*** Information shown
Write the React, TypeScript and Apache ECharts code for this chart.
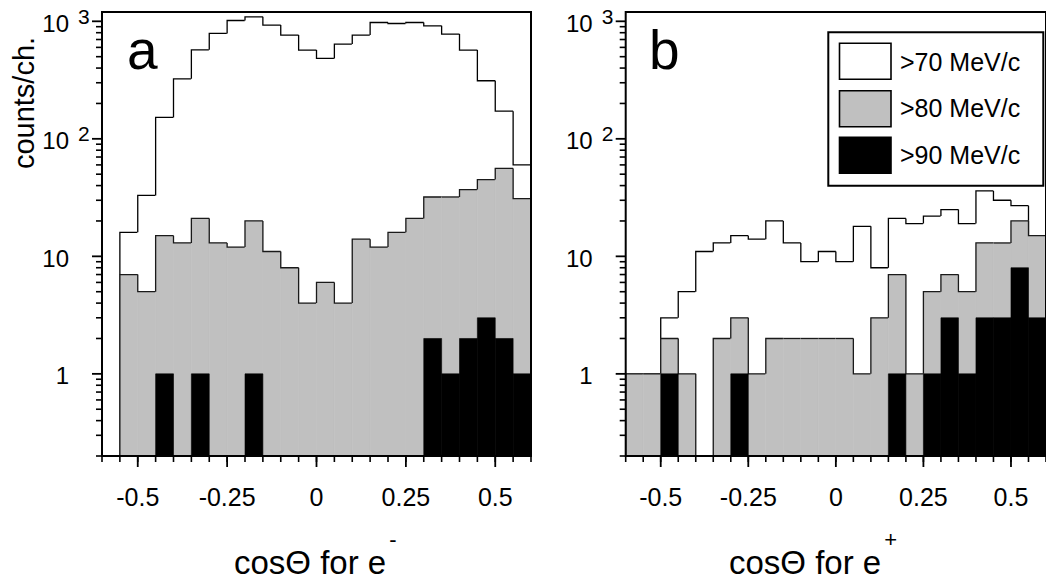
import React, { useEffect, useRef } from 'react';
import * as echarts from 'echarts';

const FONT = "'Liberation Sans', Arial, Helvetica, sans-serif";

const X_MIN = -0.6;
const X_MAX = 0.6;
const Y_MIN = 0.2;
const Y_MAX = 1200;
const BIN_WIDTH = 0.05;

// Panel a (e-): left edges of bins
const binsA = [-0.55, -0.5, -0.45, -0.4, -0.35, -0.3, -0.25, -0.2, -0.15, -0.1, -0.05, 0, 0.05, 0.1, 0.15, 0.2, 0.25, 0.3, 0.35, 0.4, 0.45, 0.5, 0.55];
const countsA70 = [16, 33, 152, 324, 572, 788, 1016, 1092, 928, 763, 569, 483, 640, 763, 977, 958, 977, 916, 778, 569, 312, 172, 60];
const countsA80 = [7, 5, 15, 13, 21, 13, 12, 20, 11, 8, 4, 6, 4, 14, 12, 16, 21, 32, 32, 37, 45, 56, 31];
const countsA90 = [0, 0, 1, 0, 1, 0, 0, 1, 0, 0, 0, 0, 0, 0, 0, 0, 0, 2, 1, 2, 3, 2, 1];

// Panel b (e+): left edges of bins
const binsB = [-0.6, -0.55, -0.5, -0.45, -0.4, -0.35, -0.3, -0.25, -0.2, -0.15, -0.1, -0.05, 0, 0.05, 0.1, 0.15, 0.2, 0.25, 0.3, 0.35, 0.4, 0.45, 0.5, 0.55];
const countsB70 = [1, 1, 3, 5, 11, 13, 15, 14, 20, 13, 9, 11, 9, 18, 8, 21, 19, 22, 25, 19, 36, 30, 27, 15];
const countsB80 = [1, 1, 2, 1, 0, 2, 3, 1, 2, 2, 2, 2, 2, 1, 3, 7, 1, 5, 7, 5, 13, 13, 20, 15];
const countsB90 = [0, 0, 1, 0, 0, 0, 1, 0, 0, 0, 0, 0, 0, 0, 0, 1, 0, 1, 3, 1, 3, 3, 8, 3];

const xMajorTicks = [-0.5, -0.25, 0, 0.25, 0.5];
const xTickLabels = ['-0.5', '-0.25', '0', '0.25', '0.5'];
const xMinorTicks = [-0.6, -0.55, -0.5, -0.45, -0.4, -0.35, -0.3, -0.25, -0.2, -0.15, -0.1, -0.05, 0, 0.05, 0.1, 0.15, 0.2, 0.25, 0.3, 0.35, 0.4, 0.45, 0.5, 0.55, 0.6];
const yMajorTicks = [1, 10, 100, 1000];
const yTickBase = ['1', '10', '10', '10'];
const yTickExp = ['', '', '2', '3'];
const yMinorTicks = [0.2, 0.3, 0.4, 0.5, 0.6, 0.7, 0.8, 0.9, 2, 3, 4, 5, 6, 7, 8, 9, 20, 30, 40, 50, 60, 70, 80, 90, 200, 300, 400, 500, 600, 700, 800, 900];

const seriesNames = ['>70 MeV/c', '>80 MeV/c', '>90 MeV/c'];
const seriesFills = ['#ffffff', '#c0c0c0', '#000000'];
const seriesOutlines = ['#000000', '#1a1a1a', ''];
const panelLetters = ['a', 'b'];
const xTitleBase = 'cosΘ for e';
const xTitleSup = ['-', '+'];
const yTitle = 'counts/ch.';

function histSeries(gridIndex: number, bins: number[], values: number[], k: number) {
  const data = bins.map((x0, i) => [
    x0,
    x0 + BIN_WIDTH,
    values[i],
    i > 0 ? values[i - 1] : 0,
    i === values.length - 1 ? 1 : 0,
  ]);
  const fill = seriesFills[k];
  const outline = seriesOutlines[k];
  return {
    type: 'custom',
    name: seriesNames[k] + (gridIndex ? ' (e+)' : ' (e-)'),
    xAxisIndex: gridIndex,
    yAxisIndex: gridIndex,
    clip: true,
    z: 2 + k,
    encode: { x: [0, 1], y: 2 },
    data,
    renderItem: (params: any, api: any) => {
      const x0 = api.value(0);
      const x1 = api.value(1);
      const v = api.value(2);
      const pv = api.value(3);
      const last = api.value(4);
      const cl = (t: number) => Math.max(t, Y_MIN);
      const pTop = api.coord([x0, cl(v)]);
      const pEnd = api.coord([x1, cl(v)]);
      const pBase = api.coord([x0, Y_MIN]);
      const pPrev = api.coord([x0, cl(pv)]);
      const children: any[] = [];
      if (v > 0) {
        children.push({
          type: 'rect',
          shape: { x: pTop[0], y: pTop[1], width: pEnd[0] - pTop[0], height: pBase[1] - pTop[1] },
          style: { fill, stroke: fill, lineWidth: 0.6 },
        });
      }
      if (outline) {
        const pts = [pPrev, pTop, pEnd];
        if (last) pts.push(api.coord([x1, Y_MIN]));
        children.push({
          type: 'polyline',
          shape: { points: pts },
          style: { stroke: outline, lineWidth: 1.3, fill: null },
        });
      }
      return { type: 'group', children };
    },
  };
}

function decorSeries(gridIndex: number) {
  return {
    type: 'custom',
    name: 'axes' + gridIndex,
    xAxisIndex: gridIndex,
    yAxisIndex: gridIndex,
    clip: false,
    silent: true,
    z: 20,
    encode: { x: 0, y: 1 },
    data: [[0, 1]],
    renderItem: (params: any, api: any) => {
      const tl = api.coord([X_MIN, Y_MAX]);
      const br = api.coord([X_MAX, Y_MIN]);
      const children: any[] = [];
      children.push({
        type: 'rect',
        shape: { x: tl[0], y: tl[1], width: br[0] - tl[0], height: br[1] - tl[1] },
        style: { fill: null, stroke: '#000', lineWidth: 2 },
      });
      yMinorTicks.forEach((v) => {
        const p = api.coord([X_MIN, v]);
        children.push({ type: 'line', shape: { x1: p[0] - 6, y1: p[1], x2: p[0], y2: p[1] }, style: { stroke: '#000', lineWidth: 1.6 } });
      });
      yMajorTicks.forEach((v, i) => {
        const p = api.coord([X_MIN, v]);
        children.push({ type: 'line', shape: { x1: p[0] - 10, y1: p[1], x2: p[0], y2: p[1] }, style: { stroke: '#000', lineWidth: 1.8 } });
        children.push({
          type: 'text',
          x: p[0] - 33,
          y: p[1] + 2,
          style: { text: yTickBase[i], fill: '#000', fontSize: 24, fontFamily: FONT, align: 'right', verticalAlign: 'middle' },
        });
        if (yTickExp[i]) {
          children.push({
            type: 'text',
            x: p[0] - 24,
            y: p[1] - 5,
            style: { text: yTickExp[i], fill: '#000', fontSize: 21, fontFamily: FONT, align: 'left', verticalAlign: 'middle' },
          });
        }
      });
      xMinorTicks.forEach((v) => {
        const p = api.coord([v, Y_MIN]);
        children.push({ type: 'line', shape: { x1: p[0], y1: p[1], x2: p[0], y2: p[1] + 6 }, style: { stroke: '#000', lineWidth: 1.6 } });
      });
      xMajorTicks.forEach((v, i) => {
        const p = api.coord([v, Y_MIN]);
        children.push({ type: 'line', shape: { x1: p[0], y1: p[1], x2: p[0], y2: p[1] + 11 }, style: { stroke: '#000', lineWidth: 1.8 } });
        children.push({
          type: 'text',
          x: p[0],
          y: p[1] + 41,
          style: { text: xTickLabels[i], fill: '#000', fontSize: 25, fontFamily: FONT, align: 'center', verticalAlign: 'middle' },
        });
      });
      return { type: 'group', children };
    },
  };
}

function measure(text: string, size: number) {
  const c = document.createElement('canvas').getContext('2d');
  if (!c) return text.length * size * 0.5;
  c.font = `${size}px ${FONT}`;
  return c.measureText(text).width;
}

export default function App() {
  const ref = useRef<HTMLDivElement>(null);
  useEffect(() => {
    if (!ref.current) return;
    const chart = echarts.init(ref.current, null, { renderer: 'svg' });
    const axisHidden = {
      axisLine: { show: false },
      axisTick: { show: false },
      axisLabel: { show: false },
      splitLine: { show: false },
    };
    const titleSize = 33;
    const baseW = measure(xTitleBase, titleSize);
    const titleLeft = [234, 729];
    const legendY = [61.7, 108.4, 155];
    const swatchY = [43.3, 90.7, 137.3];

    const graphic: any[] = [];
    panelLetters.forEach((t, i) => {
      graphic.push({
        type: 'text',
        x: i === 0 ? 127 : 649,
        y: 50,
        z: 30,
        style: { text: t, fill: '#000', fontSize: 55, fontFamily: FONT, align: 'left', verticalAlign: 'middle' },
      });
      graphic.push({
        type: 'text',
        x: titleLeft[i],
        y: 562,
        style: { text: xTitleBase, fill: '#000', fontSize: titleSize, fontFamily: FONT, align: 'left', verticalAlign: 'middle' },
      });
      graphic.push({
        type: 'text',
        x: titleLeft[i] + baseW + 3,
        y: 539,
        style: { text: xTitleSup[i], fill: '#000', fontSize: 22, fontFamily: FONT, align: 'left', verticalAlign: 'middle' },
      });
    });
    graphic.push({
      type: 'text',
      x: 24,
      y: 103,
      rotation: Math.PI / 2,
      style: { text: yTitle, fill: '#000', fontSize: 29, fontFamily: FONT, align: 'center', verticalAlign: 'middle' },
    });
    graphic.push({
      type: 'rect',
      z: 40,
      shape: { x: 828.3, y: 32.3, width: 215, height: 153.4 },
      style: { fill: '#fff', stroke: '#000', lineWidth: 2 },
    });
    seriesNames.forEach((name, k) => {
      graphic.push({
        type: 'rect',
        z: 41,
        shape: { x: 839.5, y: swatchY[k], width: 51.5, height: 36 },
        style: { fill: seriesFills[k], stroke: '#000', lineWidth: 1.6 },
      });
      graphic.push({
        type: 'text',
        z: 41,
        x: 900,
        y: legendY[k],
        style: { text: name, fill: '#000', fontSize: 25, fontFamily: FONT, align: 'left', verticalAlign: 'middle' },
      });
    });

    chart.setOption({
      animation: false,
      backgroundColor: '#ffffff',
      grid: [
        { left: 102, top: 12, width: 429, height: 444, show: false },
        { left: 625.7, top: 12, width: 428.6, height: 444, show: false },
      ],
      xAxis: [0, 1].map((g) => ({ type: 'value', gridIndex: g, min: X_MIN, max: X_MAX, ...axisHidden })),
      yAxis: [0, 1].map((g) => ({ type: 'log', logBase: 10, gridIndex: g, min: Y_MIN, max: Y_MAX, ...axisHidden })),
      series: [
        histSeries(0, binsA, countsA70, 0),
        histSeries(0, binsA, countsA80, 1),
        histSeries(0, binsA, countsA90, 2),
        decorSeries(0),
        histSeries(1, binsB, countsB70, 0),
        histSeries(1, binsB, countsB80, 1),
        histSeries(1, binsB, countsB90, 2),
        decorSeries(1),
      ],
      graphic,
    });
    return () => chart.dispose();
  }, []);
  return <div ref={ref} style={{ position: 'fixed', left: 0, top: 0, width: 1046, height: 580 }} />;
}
******
Work to complete: Give again, word for word, every line from the top of the data above to the line holding "1, 2, 3, 2, 1];", inclusive, with the pictures left out.

Final result:
Write the React, TypeScript and Apache ECharts code for this chart.
import React, { useEffect, useRef } from 'react';
import * as echarts from 'echarts';

const FONT = "'Liberation Sans', Arial, Helvetica, sans-serif";

const X_MIN = -0.6;
const X_MAX = 0.6;
const Y_MIN = 0.2;
const Y_MAX = 1200;
const BIN_WIDTH = 0.05;

// Panel a (e-): left edges of bins
const binsA = [-0.55, -0.5, -0.45, -0.4, -0.35, -0.3, -0.25, -0.2, -0.15, -0.1, -0.05, 0, 0.05, 0.1, 0.15, 0.2, 0.25, 0.3, 0.35, 0.4, 0.45, 0.5, 0.55];
const countsA70 = [16, 33, 152, 324, 572, 788, 1016, 1092, 928, 763, 569, 483, 640, 763, 977, 958, 977, 916, 778, 569, 312, 172, 60];
const countsA80 = [7, 5, 15, 13, 21, 13, 12, 20, 11, 8, 4, 6, 4, 14, 12, 16, 21, 32, 32, 37, 45, 56, 31];
const countsA90 = [0, 0, 1, 0, 1, 0, 0, 1, 0, 0, 0, 0, 0, 0, 0, 0, 0, 2, 1, 2, 3, 2, 1];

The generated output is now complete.